Both will be soon available on cloud marketplaces, but server-less options are a bit harder to cook. Our Discord is the best place to continue conversation: https://discord.gg/Bbh2bjNhvz
UKV looks really cool. At Marqo.ai we are achieving end-to-end semantic search building on top of existing embedding search functionality, keen to take a closer look at what you are doing. Seeing UKV come out on the cloud serverless will be super interesting - it's something thats taken us a while for us to work out.
I don't love the way their tables[1] report performance though. My understanding is that the "Dataset" column in the table represents the size of the training dataset, not the size of the dataset they are evaluating on. Note that this undersells their performance though, so it isn't like they are trying to hide something here!
Also I'd love to see someone do a similar benchmark for the OpenAI CPT-3 embeddings.

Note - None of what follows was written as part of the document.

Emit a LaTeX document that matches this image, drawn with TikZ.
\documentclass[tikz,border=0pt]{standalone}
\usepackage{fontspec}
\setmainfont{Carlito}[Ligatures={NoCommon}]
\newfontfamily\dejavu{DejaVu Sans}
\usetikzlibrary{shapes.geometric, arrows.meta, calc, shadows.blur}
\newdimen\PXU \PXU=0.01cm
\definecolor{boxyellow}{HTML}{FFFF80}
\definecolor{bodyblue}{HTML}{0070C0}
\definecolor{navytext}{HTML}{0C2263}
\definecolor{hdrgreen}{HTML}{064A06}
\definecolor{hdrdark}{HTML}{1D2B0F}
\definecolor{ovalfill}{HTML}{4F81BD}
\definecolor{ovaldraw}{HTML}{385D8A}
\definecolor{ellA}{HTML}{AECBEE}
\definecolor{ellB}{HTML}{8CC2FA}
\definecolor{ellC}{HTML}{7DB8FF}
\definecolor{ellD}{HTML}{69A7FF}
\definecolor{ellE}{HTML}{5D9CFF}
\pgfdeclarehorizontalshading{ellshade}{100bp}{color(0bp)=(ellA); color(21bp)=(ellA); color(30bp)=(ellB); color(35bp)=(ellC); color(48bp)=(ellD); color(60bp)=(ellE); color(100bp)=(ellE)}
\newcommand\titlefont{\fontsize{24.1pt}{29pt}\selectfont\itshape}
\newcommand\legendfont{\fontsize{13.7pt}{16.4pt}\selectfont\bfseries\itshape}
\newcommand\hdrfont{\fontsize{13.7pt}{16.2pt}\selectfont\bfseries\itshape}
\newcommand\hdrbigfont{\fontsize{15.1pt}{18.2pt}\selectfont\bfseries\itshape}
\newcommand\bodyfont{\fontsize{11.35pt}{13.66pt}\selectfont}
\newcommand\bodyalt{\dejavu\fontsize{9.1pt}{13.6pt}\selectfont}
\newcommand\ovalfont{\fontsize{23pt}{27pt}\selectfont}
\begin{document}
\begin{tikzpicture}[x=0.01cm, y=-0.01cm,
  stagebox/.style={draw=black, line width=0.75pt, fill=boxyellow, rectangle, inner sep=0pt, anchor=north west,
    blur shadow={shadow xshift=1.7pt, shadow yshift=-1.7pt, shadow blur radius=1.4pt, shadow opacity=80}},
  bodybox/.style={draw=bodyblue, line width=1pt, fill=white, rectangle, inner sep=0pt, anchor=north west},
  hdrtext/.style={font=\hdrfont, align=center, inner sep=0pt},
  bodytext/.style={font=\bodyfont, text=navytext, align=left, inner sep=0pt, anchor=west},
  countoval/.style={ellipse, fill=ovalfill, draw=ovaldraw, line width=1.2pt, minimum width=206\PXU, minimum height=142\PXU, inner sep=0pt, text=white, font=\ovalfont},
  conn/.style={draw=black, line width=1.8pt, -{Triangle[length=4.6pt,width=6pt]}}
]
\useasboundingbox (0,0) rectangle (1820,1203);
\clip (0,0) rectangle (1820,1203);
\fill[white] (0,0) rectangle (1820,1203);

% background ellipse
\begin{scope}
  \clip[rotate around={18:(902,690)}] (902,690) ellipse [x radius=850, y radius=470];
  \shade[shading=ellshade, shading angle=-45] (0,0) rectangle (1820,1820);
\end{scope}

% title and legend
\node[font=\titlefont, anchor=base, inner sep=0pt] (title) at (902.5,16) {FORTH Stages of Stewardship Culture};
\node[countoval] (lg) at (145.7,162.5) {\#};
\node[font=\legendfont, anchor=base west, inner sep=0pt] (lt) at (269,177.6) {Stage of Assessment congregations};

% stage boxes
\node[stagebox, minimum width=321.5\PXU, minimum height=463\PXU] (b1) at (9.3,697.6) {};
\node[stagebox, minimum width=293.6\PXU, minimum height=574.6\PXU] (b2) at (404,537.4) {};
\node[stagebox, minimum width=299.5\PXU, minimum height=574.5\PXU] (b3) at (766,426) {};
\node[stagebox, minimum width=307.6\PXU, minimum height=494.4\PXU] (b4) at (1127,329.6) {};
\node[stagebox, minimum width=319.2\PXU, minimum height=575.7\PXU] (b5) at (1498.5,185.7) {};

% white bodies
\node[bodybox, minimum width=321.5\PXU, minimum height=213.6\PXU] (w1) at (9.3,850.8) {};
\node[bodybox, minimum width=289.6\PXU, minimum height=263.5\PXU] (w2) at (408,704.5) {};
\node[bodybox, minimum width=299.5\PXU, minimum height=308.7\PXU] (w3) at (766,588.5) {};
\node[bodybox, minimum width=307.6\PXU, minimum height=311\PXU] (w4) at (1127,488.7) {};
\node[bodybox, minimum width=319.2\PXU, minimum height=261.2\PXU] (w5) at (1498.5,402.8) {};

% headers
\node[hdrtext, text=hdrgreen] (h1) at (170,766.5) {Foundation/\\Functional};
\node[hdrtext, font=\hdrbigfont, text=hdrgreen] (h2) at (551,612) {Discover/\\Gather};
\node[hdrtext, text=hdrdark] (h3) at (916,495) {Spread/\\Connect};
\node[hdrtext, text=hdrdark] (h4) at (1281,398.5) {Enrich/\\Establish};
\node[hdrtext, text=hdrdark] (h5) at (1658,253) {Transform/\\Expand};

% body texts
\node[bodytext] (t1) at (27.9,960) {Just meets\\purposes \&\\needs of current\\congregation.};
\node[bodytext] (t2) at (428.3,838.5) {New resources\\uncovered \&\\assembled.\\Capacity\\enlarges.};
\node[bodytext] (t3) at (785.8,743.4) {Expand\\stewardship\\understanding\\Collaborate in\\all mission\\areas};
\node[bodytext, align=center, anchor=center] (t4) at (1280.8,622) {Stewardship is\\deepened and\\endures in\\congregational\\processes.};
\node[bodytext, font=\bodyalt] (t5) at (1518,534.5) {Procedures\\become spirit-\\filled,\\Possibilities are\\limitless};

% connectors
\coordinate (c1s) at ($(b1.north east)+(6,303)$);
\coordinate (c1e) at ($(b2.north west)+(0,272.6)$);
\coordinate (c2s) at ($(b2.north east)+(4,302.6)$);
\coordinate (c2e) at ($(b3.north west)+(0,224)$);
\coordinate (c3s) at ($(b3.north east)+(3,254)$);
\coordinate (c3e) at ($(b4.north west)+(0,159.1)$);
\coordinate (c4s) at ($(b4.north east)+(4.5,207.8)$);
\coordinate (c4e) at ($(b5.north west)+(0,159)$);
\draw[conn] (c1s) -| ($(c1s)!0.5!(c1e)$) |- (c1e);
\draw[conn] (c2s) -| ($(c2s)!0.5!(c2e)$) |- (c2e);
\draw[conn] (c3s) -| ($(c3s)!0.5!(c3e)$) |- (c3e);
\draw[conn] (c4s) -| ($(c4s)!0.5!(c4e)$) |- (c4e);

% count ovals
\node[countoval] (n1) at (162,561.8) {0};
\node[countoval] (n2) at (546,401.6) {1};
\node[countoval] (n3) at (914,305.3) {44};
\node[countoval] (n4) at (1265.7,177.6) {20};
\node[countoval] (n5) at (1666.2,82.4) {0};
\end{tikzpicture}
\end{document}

I'm pretty unclear how well they compare to something like FLAN-T5, because they don't seem to be evaluated anywhere in the retrieval setting (unless I've missed it?)
Hi!
MSCOCO and Flickr datasets are the main datasets for Image retrieval. The results published in most papers (including CLIP) are based on them. So we used exactly these datasets for evaluation.
The datasets we used are pretty clean themselves if we compare them with LAION.
But we also filtered out images with captions on them and by CLIP's scores.
Btw, huge thanks for Laion and Open_clip projects! It inspires us a lot.
Lot of tricks put together for a great final result it seems